== What the task asks ==
Leave out the pictures and reproduce all of the data exactly.

== Data ==
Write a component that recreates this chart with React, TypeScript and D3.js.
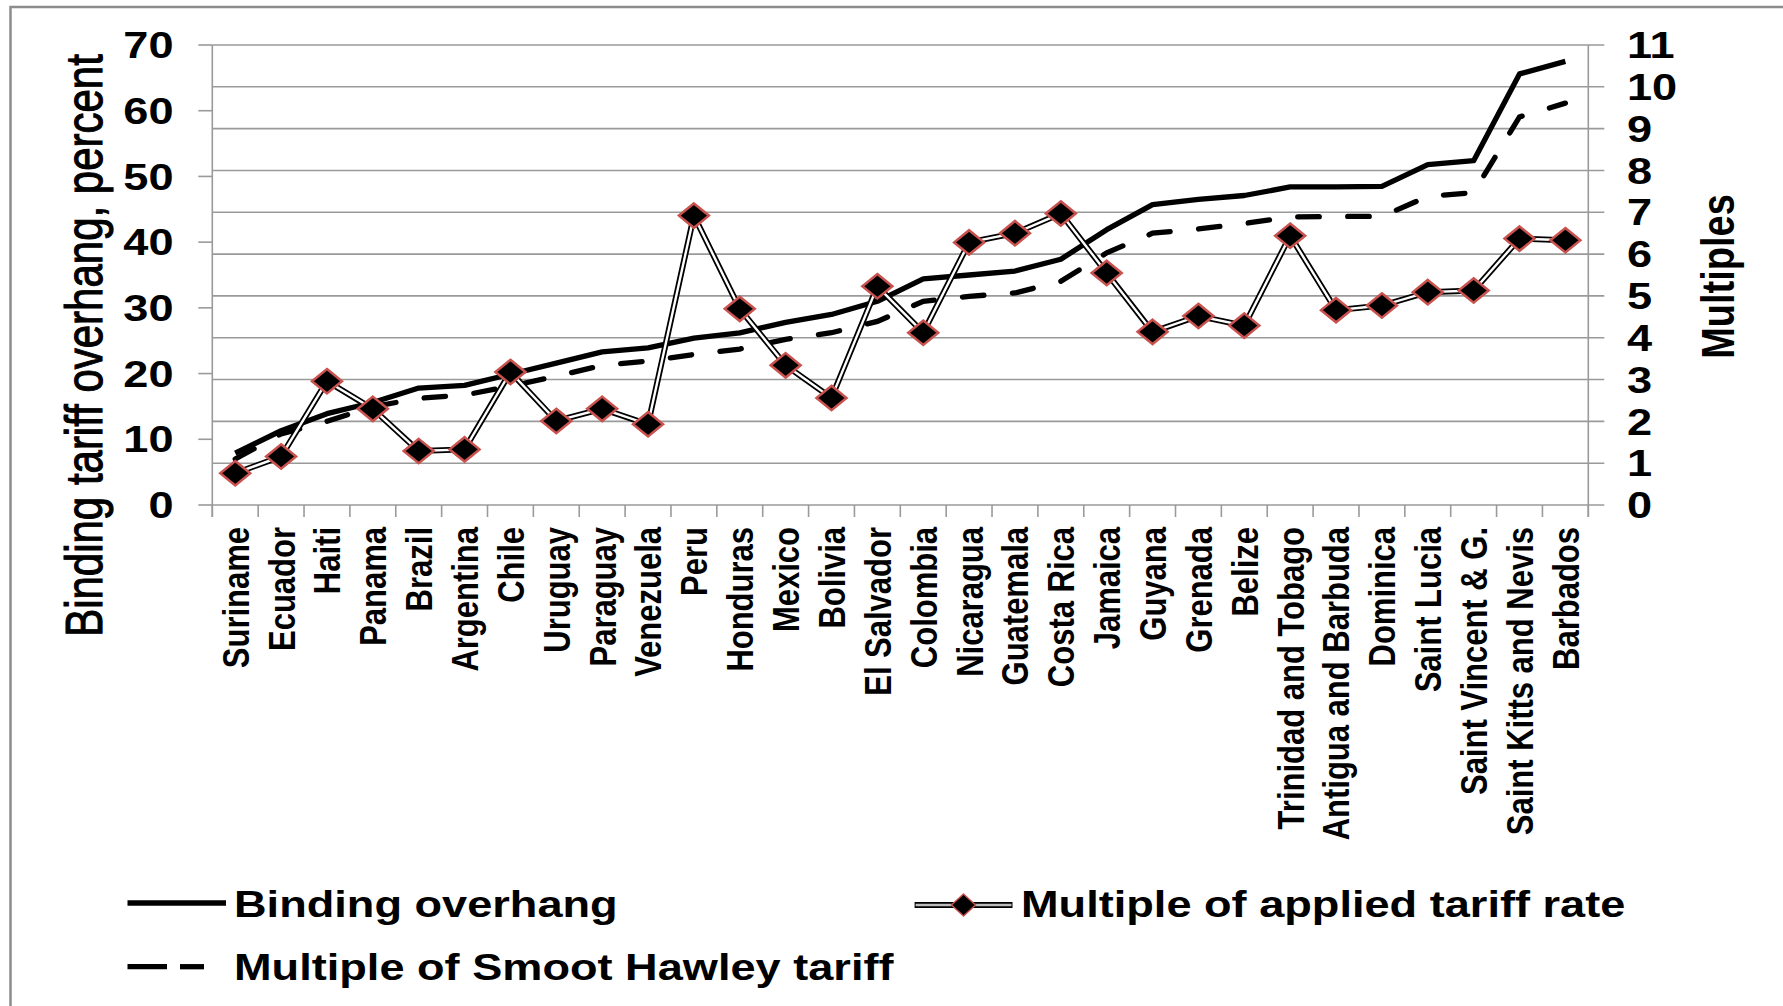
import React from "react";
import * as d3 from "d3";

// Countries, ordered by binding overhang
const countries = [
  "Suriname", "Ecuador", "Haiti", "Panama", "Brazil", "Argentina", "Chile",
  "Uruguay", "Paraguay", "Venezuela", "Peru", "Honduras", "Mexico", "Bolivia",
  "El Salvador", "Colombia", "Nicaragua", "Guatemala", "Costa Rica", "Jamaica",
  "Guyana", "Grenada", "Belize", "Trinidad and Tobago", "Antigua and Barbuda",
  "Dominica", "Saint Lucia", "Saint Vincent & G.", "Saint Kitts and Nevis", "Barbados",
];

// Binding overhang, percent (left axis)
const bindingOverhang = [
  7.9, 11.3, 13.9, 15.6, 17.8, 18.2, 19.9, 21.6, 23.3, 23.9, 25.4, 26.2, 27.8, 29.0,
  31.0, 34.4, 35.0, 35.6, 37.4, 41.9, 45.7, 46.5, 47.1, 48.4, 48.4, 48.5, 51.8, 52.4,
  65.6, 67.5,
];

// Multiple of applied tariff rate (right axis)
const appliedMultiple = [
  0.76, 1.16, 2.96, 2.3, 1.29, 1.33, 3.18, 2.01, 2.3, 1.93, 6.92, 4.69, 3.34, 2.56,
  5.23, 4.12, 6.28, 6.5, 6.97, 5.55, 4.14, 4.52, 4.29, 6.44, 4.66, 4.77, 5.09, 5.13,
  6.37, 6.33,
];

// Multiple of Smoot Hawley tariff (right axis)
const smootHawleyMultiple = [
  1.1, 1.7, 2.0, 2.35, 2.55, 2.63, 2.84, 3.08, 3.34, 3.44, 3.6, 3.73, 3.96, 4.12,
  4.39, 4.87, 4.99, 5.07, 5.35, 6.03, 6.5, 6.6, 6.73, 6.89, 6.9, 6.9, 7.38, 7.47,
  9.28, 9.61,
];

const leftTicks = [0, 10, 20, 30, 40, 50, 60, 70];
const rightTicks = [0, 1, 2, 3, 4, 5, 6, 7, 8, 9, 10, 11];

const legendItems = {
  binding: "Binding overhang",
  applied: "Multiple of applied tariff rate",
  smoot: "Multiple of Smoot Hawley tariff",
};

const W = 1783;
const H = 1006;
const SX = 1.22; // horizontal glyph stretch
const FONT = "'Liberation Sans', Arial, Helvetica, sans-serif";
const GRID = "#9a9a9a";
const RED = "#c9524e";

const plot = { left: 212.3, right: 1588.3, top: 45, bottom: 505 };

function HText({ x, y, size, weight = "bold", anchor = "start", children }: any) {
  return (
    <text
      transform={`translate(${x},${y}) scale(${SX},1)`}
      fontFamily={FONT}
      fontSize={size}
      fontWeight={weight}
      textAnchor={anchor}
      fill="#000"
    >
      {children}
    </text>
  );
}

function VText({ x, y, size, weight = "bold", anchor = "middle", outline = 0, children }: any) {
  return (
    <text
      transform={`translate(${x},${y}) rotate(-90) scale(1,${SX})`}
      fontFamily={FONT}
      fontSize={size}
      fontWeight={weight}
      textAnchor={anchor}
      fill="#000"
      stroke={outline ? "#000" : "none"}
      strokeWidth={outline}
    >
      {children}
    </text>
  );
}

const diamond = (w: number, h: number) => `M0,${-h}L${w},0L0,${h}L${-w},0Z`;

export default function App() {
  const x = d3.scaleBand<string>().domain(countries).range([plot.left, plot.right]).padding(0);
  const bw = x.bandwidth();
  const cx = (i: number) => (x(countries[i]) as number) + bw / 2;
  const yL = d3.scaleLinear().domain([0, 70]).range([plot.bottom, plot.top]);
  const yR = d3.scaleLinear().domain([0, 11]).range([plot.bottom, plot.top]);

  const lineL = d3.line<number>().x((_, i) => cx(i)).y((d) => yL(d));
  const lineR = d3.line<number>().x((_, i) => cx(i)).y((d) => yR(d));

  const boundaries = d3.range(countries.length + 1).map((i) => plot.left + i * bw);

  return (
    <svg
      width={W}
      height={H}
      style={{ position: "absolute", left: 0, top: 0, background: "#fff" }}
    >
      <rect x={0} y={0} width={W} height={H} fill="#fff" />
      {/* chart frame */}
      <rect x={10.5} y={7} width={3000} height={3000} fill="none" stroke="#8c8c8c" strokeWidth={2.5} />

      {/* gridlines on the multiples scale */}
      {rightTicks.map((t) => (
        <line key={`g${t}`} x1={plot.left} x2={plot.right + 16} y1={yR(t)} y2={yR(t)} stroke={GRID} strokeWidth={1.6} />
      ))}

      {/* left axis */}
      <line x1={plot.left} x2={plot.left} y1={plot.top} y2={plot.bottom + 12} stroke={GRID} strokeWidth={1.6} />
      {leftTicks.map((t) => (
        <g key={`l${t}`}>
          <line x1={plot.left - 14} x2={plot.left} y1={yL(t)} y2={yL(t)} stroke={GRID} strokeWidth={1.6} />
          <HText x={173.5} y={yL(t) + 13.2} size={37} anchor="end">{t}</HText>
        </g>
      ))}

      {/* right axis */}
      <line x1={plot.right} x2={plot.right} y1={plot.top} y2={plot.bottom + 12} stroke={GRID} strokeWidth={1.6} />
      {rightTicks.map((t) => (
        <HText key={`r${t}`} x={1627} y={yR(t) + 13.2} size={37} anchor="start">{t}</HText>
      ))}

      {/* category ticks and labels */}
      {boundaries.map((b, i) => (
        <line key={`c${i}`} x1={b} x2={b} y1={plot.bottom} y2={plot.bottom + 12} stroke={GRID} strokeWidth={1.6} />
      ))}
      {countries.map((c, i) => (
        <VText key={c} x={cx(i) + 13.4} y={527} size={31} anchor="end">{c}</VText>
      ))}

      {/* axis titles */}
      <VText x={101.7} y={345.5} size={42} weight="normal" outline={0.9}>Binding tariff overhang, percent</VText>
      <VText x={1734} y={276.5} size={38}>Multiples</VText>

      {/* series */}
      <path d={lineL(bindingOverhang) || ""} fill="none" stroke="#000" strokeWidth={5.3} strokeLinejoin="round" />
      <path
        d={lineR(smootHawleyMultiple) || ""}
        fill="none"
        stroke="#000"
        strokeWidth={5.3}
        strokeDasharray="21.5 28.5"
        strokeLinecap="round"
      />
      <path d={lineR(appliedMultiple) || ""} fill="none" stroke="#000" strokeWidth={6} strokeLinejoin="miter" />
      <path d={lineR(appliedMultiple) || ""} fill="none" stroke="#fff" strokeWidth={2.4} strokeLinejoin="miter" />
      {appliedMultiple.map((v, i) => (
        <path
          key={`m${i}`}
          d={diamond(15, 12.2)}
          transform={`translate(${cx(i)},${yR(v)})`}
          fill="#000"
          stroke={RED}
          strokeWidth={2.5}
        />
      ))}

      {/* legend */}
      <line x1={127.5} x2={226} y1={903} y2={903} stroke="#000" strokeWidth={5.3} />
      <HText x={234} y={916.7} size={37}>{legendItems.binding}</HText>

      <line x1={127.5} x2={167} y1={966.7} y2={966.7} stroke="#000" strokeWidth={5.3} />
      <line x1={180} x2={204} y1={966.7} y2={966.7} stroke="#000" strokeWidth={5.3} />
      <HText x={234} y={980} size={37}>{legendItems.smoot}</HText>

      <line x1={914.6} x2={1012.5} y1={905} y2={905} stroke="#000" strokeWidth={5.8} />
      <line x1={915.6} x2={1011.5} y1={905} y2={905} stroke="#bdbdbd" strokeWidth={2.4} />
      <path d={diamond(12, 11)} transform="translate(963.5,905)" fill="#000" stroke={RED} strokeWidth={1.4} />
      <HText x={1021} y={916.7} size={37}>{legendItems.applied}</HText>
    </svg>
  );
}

== Solution for this problem ==
Write a component that recreates this chart with React, TypeScript and D3.js.
import React from "react";
import * as d3 from "d3";

// Countries, ordered by binding overhang
const countries = [
  "Suriname", "Ecuador", "Haiti", "Panama", "Brazil", "Argentina", "Chile",
  "Uruguay", "Paraguay", "Venezuela", "Peru", "Honduras", "Mexico", "Bolivia",
  "El Salvador", "Colombia", "Nicaragua", "Guatemala", "Costa Rica", "Jamaica",
  "Guyana", "Grenada", "Belize", "Trinidad and Tobago", "Antigua and Barbuda",
  "Dominica", "Saint Lucia", "Saint Vincent & G.", "Saint Kitts and Nevis", "Barbados",
];

// Binding overhang, percent (left axis)
const bindingOverhang = [
  7.9, 11.3, 13.9, 15.6, 17.8, 18.2, 19.9, 21.6, 23.3, 23.9, 25.4, 26.2, 27.8, 29.0,
  31.0, 34.4, 35.0, 35.6, 37.4, 41.9, 45.7, 46.5, 47.1, 48.4, 48.4, 48.5, 51.8, 52.4,
  65.6, 67.5,
];

// Multiple of applied tariff rate (right axis)
const appliedMultiple = [
  0.76, 1.16, 2.96, 2.3, 1.29, 1.33, 3.18, 2.01, 2.3, 1.93, 6.92, 4.69, 3.34, 2.56,
  5.23, 4.12, 6.28, 6.5, 6.97, 5.55, 4.14, 4.52, 4.29, 6.44, 4.66, 4.77, 5.09, 5.13,
  6.37, 6.33,
];

// Multiple of Smoot Hawley tariff (right axis)
const smootHawleyMultiple = [
  1.1, 1.7, 2.0, 2.35, 2.55, 2.63, 2.84, 3.08, 3.34, 3.44, 3.6, 3.73, 3.96, 4.12,
  4.39, 4.87, 4.99, 5.07, 5.35, 6.03, 6.5, 6.6, 6.73, 6.89, 6.9, 6.9, 7.38, 7.47,
  9.28, 9.61,
];

const leftTicks = [0, 10, 20, 30, 40, 50, 60, 70];
const rightTicks = [0, 1, 2, 3, 4, 5, 6, 7, 8, 9, 10, 11];

const legendItems = {
  binding: "Binding overhang",
  applied: "Multiple of applied tariff rate",
  smoot: "Multiple of Smoot Hawley tariff",
};

const W = 1783;
const H = 1006;
const SX = 1.22; // horizontal glyph stretch
const FONT = "'Liberation Sans', Arial, Helvetica, sans-serif";
const GRID = "#9a9a9a";
const RED = "#c9524e";

const plot = { left: 212.3, right: 1588.3, top: 45, bottom: 505 };

function HText({ x, y, size, weight = "bold", anchor = "start", children }: any) {
  return (
    <text
      transform={`translate(${x},${y}) scale(${SX},1)`}
      fontFamily={FONT}
      fontSize={size}
      fontWeight={weight}
      textAnchor={anchor}
      fill="#000"
    >
      {children}
    </text>
  );
}

function VText({ x, y, size, weight = "bold", anchor = "middle", outline = 0, children }: any) {
  return (
    <text
      transform={`translate(${x},${y}) rotate(-90) scale(1,${SX})`}
      fontFamily={FONT}
      fontSize={size}
      fontWeight={weight}
      textAnchor={anchor}
      fill="#000"
      stroke={outline ? "#000" : "none"}
      strokeWidth={outline}
    >
      {children}
    </text>
  );
}

const diamond = (w: number, h: number) => `M0,${-h}L${w},0L0,${h}L${-w},0Z`;

export default function App() {
  const x = d3.scaleBand<string>().domain(countries).range([plot.left, plot.right]).padding(0);
  const bw = x.bandwidth();
  const cx = (i: number) => (x(countries[i]) as number) + bw / 2;
  const yL = d3.scaleLinear().domain([0, 70]).range([plot.bottom, plot.top]);
  const yR = d3.scaleLinear().domain([0, 11]).range([plot.bottom, plot.top]);

  const lineL = d3.line<number>().x((_, i) => cx(i)).y((d) => yL(d));
  const lineR = d3.line<number>().x((_, i) => cx(i)).y((d) => yR(d));

  const boundaries = d3.range(countries.length + 1).map((i) => plot.left + i * bw);

  return (
    <svg
      width={W}
      height={H}
      style={{ position: "absolute", left: 0, top: 0, background: "#fff" }}
    >
      <rect x={0} y={0} width={W} height={H} fill="#fff" />
      {/* chart frame */}
      <rect x={10.5} y={7} width={3000} height={3000} fill="none" stroke="#8c8c8c" strokeWidth={2.5} />

      {/* gridlines on the multiples scale */}
      {rightTicks.map((t) => (
        <line key={`g${t}`} x1={plot.left} x2={plot.right + 16} y1={yR(t)} y2={yR(t)} stroke={GRID} strokeWidth={1.6} />
      ))}

      {/* left axis */}
      <line x1={plot.left} x2={plot.left} y1={plot.top} y2={plot.bottom + 12} stroke={GRID} strokeWidth={1.6} />
      {leftTicks.map((t) => (
        <g key={`l${t}`}>
          <line x1={plot.left - 14} x2={plot.left} y1={yL(t)} y2={yL(t)} stroke={GRID} strokeWidth={1.6} />
          <HText x={173.5} y={yL(t) + 13.2} size={37} anchor="end">{t}</HText>
        </g>
      ))}

      {/* right axis */}
      <line x1={plot.right} x2={plot.right} y1={plot.top} y2={plot.bottom + 12} stroke={GRID} strokeWidth={1.6} />
      {rightTicks.map((t) => (
        <HText key={`r${t}`} x={1627} y={yR(t) + 13.2} size={37} anchor="start">{t}</HText>
      ))}

      {/* category ticks and labels */}
      {boundaries.map((b, i) => (
        <line key={`c${i}`} x1={b} x2={b} y1={plot.bottom} y2={plot.bottom + 12} stroke={GRID} strokeWidth={1.6} />
      ))}
      {countries.map((c, i) => (
        <VText key={c} x={cx(i) + 13.4} y={527} size={31} anchor="end">{c}</VText>
      ))}

      {/* axis titles */}
      <VText x={101.7} y={345.5} size={42} weight="normal" outline={0.9}>Binding tariff overhang, percent</VText>
      <VText x={1734} y={276.5} size={38}>Multiples</VText>

      {/* series */}
      <path d={lineL(bindingOverhang) || ""} fill="none" stroke="#000" strokeWidth={5.3} strokeLinejoin="round" />
      <path
        d={lineR(smootHawleyMultiple) || ""}
        fill="none"
        stroke="#000"
        strokeWidth={5.3}
        strokeDasharray="21.5 28.5"
        strokeLinecap="round"
      />
      <path d={lineR(appliedMultiple) || ""} fill="none" stroke="#000" strokeWidth={6} strokeLinejoin="miter" />
      <path d={lineR(appliedMultiple) || ""} fill="none" stroke="#fff" strokeWidth={2.4} strokeLinejoin="miter" />
      {appliedMultiple.map((v, i) => (
        <path
          key={`m${i}`}
          d={diamond(15, 12.2)}
          transform={`translate(${cx(i)},${yR(v)})`}
          fill="#000"
          stroke={RED}
          strokeWidth={2.5}
        />
      ))}

      {/* legend */}
      <line x1={127.5} x2={226} y1={903} y2={903} stroke="#000" strokeWidth={5.3} />
      <HText x={234} y={916.7} size={37}>{legendItems.binding}</HText>

      <line x1={127.5} x2={167} y1={966.7} y2={966.7} stroke="#000" strokeWidth={5.3} />
      <line x1={180} x2={204} y1={966.7} y2={966.7} stroke="#000" strokeWidth={5.3} />
      <HText x={234} y={980} size={37}>{legendItems.smoot}</HText>

      <line x1={914.6} x2={1012.5} y1={905} y2={905} stroke="#000" strokeWidth={5.8} />
      <line x1={915.6} x2={1011.5} y1={905} y2={905} stroke="#bdbdbd" strokeWidth={2.4} />
      <path d={diamond(12, 11)} transform="translate(963.5,905)" fill="#000" stroke={RED} strokeWidth={1.4} />
      <HText x={1021} y={916.7} size={37}>{legendItems.applied}</HText>
    </svg>
  );
}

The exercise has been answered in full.